Made the apple crumble tonight, in a little old Le Creuset dish I inherited from my grandmother, to use up some old apples and it was perfect. So comforting and sweet-tart. Thanks for reminding me that a Sunday night dessert is a pretty great way to end the week.

Comment from Janice Harper
Time March 21, 2011 at 7:55 pm

There’s nothing like a kitchen filled with the tools you love. I’ve shied away from Le Creuset wondering if it’s really worth the price, but you’ve done a wonderful job selling the rounded edges and the white interior – now it’s at the top of my list of toys to come!

Comment from molly
Time April 5, 2011 at 11:04 am

I picked up what I now know to be the bottom half of this duo for $2 at the Goodwill, seven years back.
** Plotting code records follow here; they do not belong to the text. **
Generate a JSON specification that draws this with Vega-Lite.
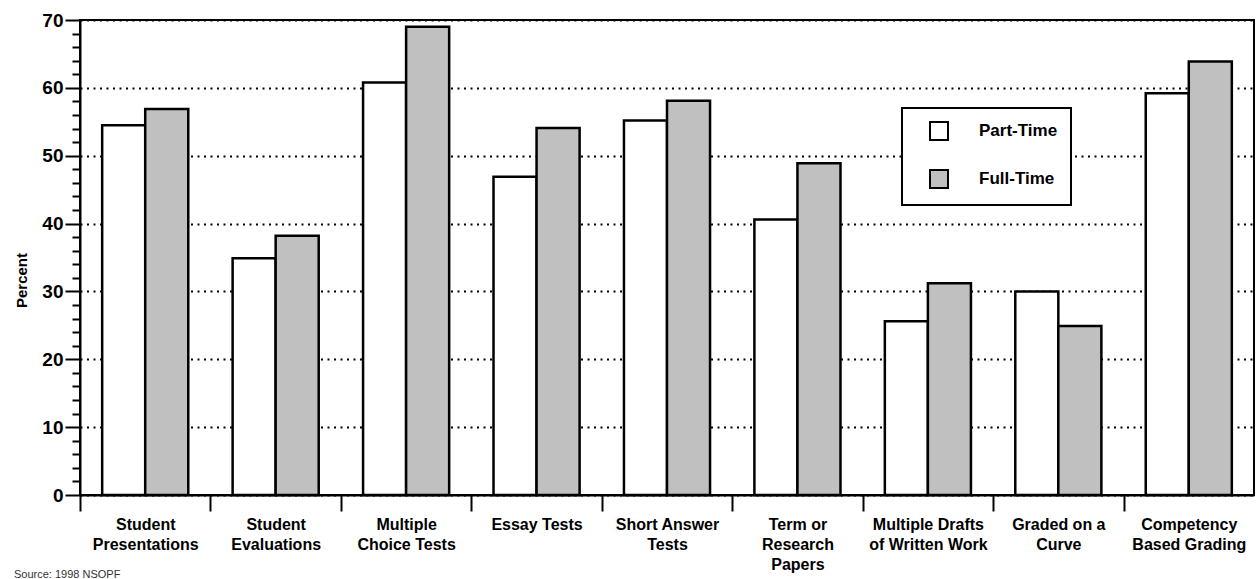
{
  "$schema": "https://vega.github.io/schema/vega-lite/v6.json",
  "width": 1174,
  "height": 475,
  "autosize": {"type": "none"},
  "padding": {"left": 80, "top": 20, "right": 2, "bottom": 84},
  "background": "white",
  "title": {
    "text": "Source: 1998 NSOPF",
    "orient": "bottom",
    "anchor": "start",
    "frame": "group",
    "dx": -66,
    "offset": -3,
    "fontSize": 11,
    "fontWeight": "normal",
    "font": "Liberation Sans",
    "color": "#333333"
  },
  "config": {
    "view": {"stroke": "black", "strokeWidth": 2},
    "font": "Liberation Sans"
  },
  "data": {
    "values": [
      {"category": "Student Presentations", "status": "Part-Time", "percent": 54.5},
      {"category": "Student Presentations", "status": "Full-Time", "percent": 56.9},
      {"category": "Student Evaluations", "status": "Part-Time", "percent": 34.9},
      {"category": "Student Evaluations", "status": "Full-Time", "percent": 38.2},
      {"category": "Multiple Choice Tests", "status": "Part-Time", "percent": 60.8},
      {"category": "Multiple Choice Tests", "status": "Full-Time", "percent": 69.0},
      {"category": "Essay Tests", "status": "Part-Time", "percent": 46.9},
      {"category": "Essay Tests", "status": "Full-Time", "percent": 54.1},
      {"category": "Short Answer Tests", "status": "Part-Time", "percent": 55.2},
      {"category": "Short Answer Tests", "status": "Full-Time", "percent": 58.1},
      {"category": "Term or Research Papers", "status": "Part-Time", "percent": 40.6},
      {"category": "Term or Research Papers", "status": "Full-Time", "percent": 48.9},
      {"category": "Multiple Drafts of Written Work", "status": "Part-Time", "percent": 25.6},
      {"category": "Multiple Drafts of Written Work", "status": "Full-Time", "percent": 31.2},
      {"category": "Graded on a Curve", "status": "Part-Time", "percent": 30.0},
      {"category": "Graded on a Curve", "status": "Full-Time", "percent": 24.9},
      {"category": "Competency Based Grading", "status": "Part-Time", "percent": 59.2},
      {"category": "Competency Based Grading", "status": "Full-Time", "percent": 63.9}
    ]
  },
  "encoding": {
    "x": {
      "field": "category",
      "type": "nominal",
      "sort": null,
      "scale": {"paddingInner": 0.34, "paddingOuter": 0.17},
      "axis": {
        "title": null,
        "labelAngle": 0,
        "labelFontSize": 16,
        "labelFontWeight": "bold",
        "labelColor": "black",
        "labelLineHeight": 20,
        "labelPadding": 5,
        "labelBaseline": "top",
        "labelLimit": 200,
        "tickSize": 16,
        "tickWidth": 2,
        "tickColor": "black",
        "tickOffset": -65.2,
        "labelOffset": 65.2,
        "domainColor": "black",
        "domainWidth": 2,
        "labelExpr": "({'Student Presentations': ['Student', 'Presentations'], 'Student Evaluations': ['Student', 'Evaluations'], 'Multiple Choice Tests': ['Multiple', 'Choice Tests'], 'Essay Tests': 'Essay Tests', 'Short Answer Tests': ['Short Answer', 'Tests'], 'Term or Research Papers': ['Term or', 'Research', 'Papers'], 'Multiple Drafts of Written Work': ['Multiple Drafts', 'of Written Work'], 'Graded on a Curve': ['Graded on a', 'Curve'], 'Competency Based Grading': ['Competency', 'Based Grading']})[datum.label]"
      }
    },
    "xOffset": {
      "field": "status",
      "type": "nominal",
      "sort": ["Part-Time", "Full-Time"],
      "scale": {"paddingInner": 0, "paddingOuter": 0}
    }
  },
  "layer": [
    {
      "mark": {"type": "bar", "opacity": 0},
      "encoding": {
        "y": {
          "field": "percent",
          "type": "quantitative",
          "scale": {"domain": [0, 70], "nice": false},
          "axis": {
            "orient": "left",
            "title": null,
            "values": [2, 4, 6, 8, 12, 14, 16, 18, 22, 24, 26, 28, 32, 34, 36, 38, 42, 44, 46, 48, 52, 54, 56, 58, 62, 64, 66, 68],
            "labels": false,
            "domain": false,
            "grid": false,
            "tickSize": 8,
            "tickWidth": 2,
            "tickColor": "black"
          }
        }
      }
    },
    {
      "mark": {"type": "bar", "stroke": "black", "strokeWidth": 2.5, "strokeJoin": "miter"},
      "encoding": {
        "y": {
          "field": "percent",
          "type": "quantitative",
          "scale": {"domain": [0, 70], "nice": false},
          "axis": {
            "orient": "left",
            "title": "Percent",
            "titleFontSize": 15,
            "titleFontWeight": "bold",
            "titleColor": "black",
            "titlePadding": 12,
            "titleY": 260,
            "values": [0, 10, 20, 30, 40, 50, 60, 70],
            "labelFontSize": 19,
            "labelFontWeight": "bold",
            "labelColor": "black",
            "labelPadding": 2,
            "tickSize": 15,
            "tickWidth": 2,
            "tickColor": "black",
            "domainColor": "black",
            "domainWidth": 2,
            "grid": true,
            "gridColor": "black",
            "gridWidth": 2,
            "gridDash": [2, 4.5]
          }
        },
        "fill": {
          "field": "status",
          "type": "nominal",
          "sort": ["Part-Time", "Full-Time"],
          "scale": {"domain": ["Part-Time", "Full-Time"], "range": ["white", "#c0c0c0"]},
          "legend": {
            "title": null,
            "orient": "none",
            "legendX": 822,
            "legendY": 88,
            "symbolType": "square",
            "symbolSize": 324,
            "symbolStrokeColor": "black",
            "symbolStrokeWidth": 2,
            "symbolOffset": 14,
            "labelFontSize": 17,
            "labelFontWeight": "bold",
            "labelColor": "black",
            "labelOffset": 30,
            "rowPadding": 22,
            "padding": 13,
            "strokeColor": "black",
            "fillColor": "white",
            "labelLimit": 200,
            "encode": {"legend": {"update": {"strokeWidth": {"value": 2}}}}
          }
        }
      }
    }
  ],
  "resolve": {"axis": {"y": "independent"}}
}
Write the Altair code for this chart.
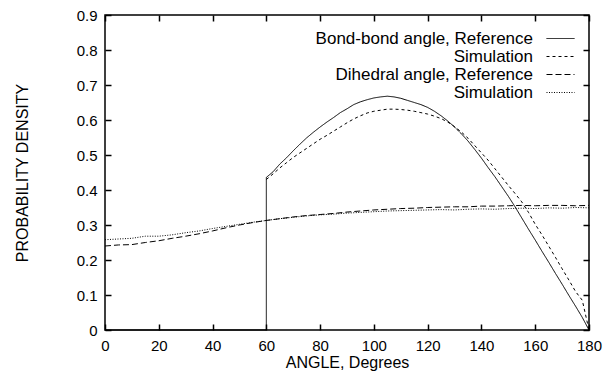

It is flaming orange, used weekly, and up until now, a crash-about lovely that I, like you, use weekly, if not daily.

Suddenly, I’m longing for the “lid”. And equally, feeling thrilled I scored the bottom a’tall.

Comment from admin
Time April 5, 2011 at 12:32 pm

“A crash-about lovely”! Damn–I wish I’d written that! And wow–two bucks for the bottom is a fabulous, fabulous deal.

Comment from Kary
Time May 17, 2013 at 10:00 pm

I picked up the tiny version of this on Ebay. The sauce pan is only a quart, but great for steel cut oats. I think of it as 3 pans. With the lid on, in the oven it’s a perfect dutch oven. I can make a Glorius One Pot Meal for one on the nights I’m alone. Or roast one giant stuffed pork chop. Love this pan set!

Comment from admin
Time May 19, 2013 at 1:24 pm

That’s great! How did we live without Ebay?